Re: [PATCH v4 0/4] kvm/arm: New VMID allocator based on asid

From: Catalin Marinas
Date: Tue Jan 18 2022 - 07:33:08 EST


Hi Shameer,

On Mon, Nov 22, 2021 at 12:18:40PM +0000, Shameer Kolothum wrote:
>  -TLA+ model. Modified the asidalloc model to incorporate the new
> VMID algo. The main differences are,
>   -flush_tlb_all() instead of local_tlb_flush_all() on rollover.
>   -Introduced INVALID_VMID and vCPU Sched Out logic.
>   -No CnP (Removed UniqueASIDAllCPUs & UniqueASIDActiveTask invariants).
>   -Removed  UniqueVMIDPerCPU invariant for now as it looks like
> because of the speculative fetching with flush_tlb_all() there
> is a small window where this gets triggered. If I change the
> logic back to local_flush_tlb_all(), UniqueVMIDPerCPU seems to
> be fine. With my limited knowledge on TLA+ model, it is not
> clear to me whether this is a problem with the above logic
> or the VMID model implementation. Really appreciate any help
> with the model.
> The initial VMID TLA+ model is here,
> https://github.com/shamiali2008/kernel-tla/tree/private-vmidalloc-v1

I only had a brief look at the TLA+ model and I don't understand why you
have a separate 'shed_out' process. It would run in parallel with the
'sched' but AFAICT you can't really schedule a guest out while you are
in the middle of scheduling it in. I'd rather use the same 'sched'
process and either schedule in an inactive task or schedule out an
active one for a given CPU.

Also active_vmids[] for example is defined on the CPUS domain but you
call vcpu_sched_out() from a process that's not in the CPUS domain but
the SCHED_OUT one.

Regarding UniqueVMIDPerCPU, I think we need to figure out why it
happens.
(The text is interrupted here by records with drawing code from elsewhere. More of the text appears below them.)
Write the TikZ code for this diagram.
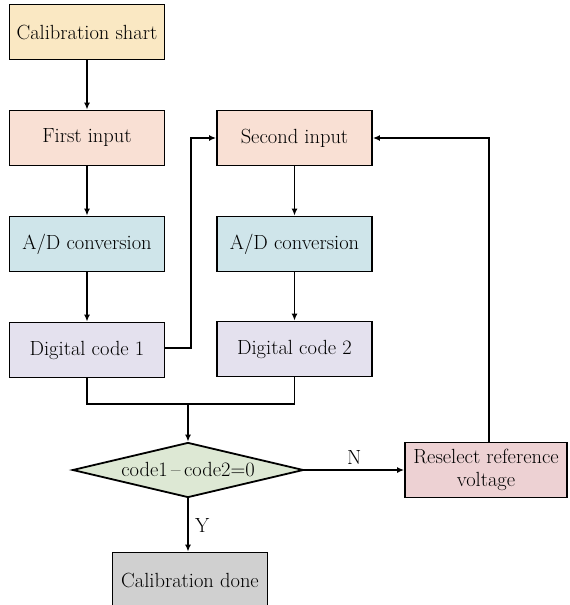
\documentclass[tikz,border=0pt]{standalone}
\usepackage{fontspec}
\setmainfont{Latin Modern Roman}
\usetikzlibrary{shapes.geometric,arrows.meta}
\definecolor{cyel}{HTML}{FAE8C3}
\definecolor{cpeach}{HTML}{F9E0D4}
\definecolor{cblue}{HTML}{CFE5EA}
\definecolor{clav}{HTML}{E4E1EE}
\definecolor{cgreen}{HTML}{DDE8D4}
\definecolor{cpink}{HTML}{EDD1D3}
\definecolor{cgray}{HTML}{D0D0D0}
\tikzset{
  box/.style={draw=black, line width=1.8pt, rectangle, minimum width=155pt, minimum height=55pt, inner sep=2pt, align=center, font=\fontsize{20.5}{23}\selectfont},
  conn/.style={line width=1.4pt, -{Latex[length=7pt,width=6pt]}},
  plain/.style={line width=1.4pt},
  lbl/.style={font=\fontsize{20.5}{23}\selectfont}
}
\begin{document}
\begin{tikzpicture}[x=1pt,y=-1pt]
\useasboundingbox (0,0) rectangle (570,605);
\node[box, fill=cyel] (cs) at (87,32) {Calibration shart};
\node[box, fill=cpeach] (fi) at (87,138) {First input};
\node[box, fill=cblue] (ad1) at (87,244) {A/D conversion};
\node[box, fill=clav] (dc1) at (87,350) {Digital code 1};
\node[box, fill=cpeach] (si) at (294.5,138) {Second input};
\node[box, fill=cblue] (ad2) at (294.5,244) {A/D conversion};
\node[box, fill=clav] (dc2) at (294.5,349) {Digital code 2};
\node[draw=black, line width=1.8pt, shape=diamond, shape aspect=4.2, fill=cgreen, inner sep=0pt, minimum width=231pt, minimum height=55pt, font=\fontsize{20.5}{23}\selectfont] (dia) at (188,470) {code1\,--\,code2=0};
\node[box, fill=cpink, minimum width=162pt, minimum height=55pt, inner sep=1pt] (rs) at (486,470) {Reselect reference\\voltage};
\node[box, fill=cgray] (cd) at (190,580) {Calibration done};

\coordinate (j1) at (191,138);
\coordinate (ml) at (87,404);
\coordinate (mr) at (294.5,404);
\coordinate (mm) at (188,404);
\coordinate (jr) at (489,138);

\draw[conn] (cs) -- (fi);
\draw[conn] (fi) -- (ad1);
\draw[conn] (ad1) -- (dc1);
\draw[conn] (si) -- (ad2);
\draw[conn] (ad2) -- (dc2);
\draw[conn] (dc1.east |- 0,348) -| (j1) -- (si.west);
\draw[plain] (dc1.south) -- (ml) -- (mr) -- (dc2.south);
\draw[conn] (mm) -- (dia.north);
\draw[conn] (dia.east) -- node[lbl, above=1pt] {N} (rs.west);
\draw[conn] (rs.north -| jr) -- (jr) -- (si.east);
\draw[conn] (dia.south -| mm) -- node[lbl, right=3pt] {Y} (cd.north -| mm);
\end{tikzpicture}
\end{document}
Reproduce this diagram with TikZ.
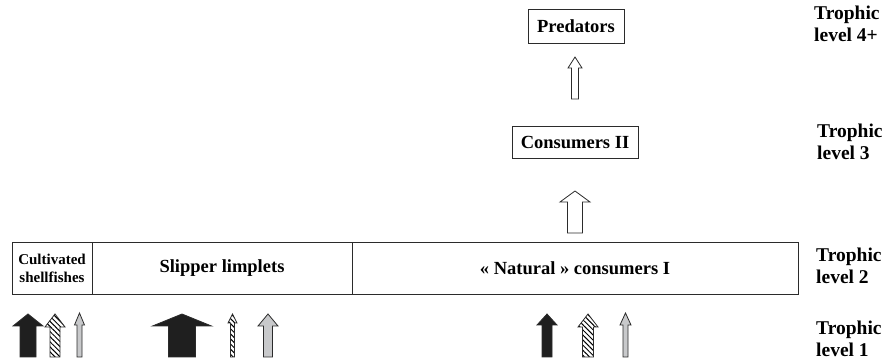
\documentclass[tikz,border=0pt]{standalone}
\usepackage{fontspec}
\setmainfont{Liberation Serif}
\usepackage{tikz}
\usetikzlibrary{patterns.meta}
\definecolor{edge}{HTML}{2B2B2B}
\definecolor{grey}{HTML}{C8C9CB}
\tikzset{
  box/.style={draw=edge, line width=0.9pt, inner sep=0pt, font=\bfseries\fontsize{18.5}{20}\selectfont},
  cell/.style={draw=edge, line width=0.9pt, inner sep=0pt, minimum height=52pt, font=\bfseries\fontsize{18.5}{20}\selectfont},
  lvl/.style={anchor=west, align=left, inner sep=0pt, font=\bfseries\fontsize{19.5}{22}\selectfont},
  blackarr/.style={draw=edge, fill=black!88, line width=0.8pt, line join=miter},
  hatcharr/.style={draw=edge, line width=0.8pt, pattern={Lines[angle=-45, distance=3.6pt, line width=1pt]}},
  greyarr/.style={draw=edge, fill=grey, line width=0.8pt},
  openarr/.style={draw=edge, fill=white, line width=0.8pt},
}
% block arrow pointing up: x, shaft half width, head half width, tip, head base, foot, style
\newcommand\trarrow[7]{%
  \draw[#7] ({#1-#2},#6) -- ({#1-#2},#5) -- ({#1-#3},#5) -- (#1,#4)
    -- ({#1+#3},#5) -- ({#1+#2},#5) -- ({#1+#2},#6) -- cycle;}
\begin{document}
\begin{tikzpicture}[x=1pt,y=-1pt]
  \useasboundingbox (0,0) rectangle (884,363);

  % upper levels
  \node[box, minimum width=96pt, minimum height=34pt] (pred) at (576,26) {Predators};
  \node[box, minimum width=126pt, minimum height=32pt] (cons) at (575,142) {Consumers II};
  \trarrow{575}{3.5}{7}{57}{68}{99}{openarr}
  \trarrow{575}{7.5}{15}{191}{202}{233}{openarr}

  % level 2 bar
  \node[cell, minimum width=80pt, font=\bfseries\fontsize{15}{18}\selectfont, align=center] (cult) at (52,268) {Cultivated\\shellfishes};
  \node[cell, minimum width=260pt] (slip) at (222,268) {Slipper limplets};
  \node[cell, minimum width=446pt] (natl) at (575,268) {« Natural » consumers I};

  % level 1 inputs
  \trarrow{28}{8}{15}{314}{326}{357}{blackarr}
  \trarrow{55}{5}{10}{314}{327}{357}{hatcharr}
  \trarrow{79.5}{2.5}{5}{313}{325}{357}{greyarr}
  \trarrow{182}{13.5}{29.5}{314}{326}{357}{blackarr}
  \trarrow{232.5}{2}{4.5}{314}{323}{357}{hatcharr}
  \trarrow{268}{4.5}{10}{314}{326}{357}{greyarr}
  \trarrow{547}{5}{10}{314}{325}{357}{blackarr}
  \trarrow{588}{5.5}{10}{314}{327}{357}{hatcharr}
  \trarrow{625.5}{2.5}{5.5}{313}{325}{357}{greyarr}

  % level labels
  \node[lvl] (lv4) at (814,24) {Trophic\\level 4+};
  \node[lvl] (lv3) at (817,142) {Trophic\\level 3};
  \node[lvl] (lv2) at (816,266) {Trophic\\level 2};
  \node[lvl] (lv1) at (816,339) {Trophic\\level 1};
\end{tikzpicture}
\end{document}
The fact that flush_tlb_all() was made to simulate the
speculative TLB loads is not relevant. In a different spec I have,
arm64kpti.tla, I just used another process that invokes an update_tlbs()
macro so that it can happen at any time. I didn't bother to update the
ASID spec in a similar way but it may be useful. The corresponding
UniqueASIDPerCPU meant that for any two TLB entries on a single CPU, if
they correspond to different tasks (pgd), they should have different
ASIDs. That's a strong requirement, otherwise we end up with the wrong
translation.

Why did you remove the CnP? Do we have this disabled for KVM guests?

--
Catalin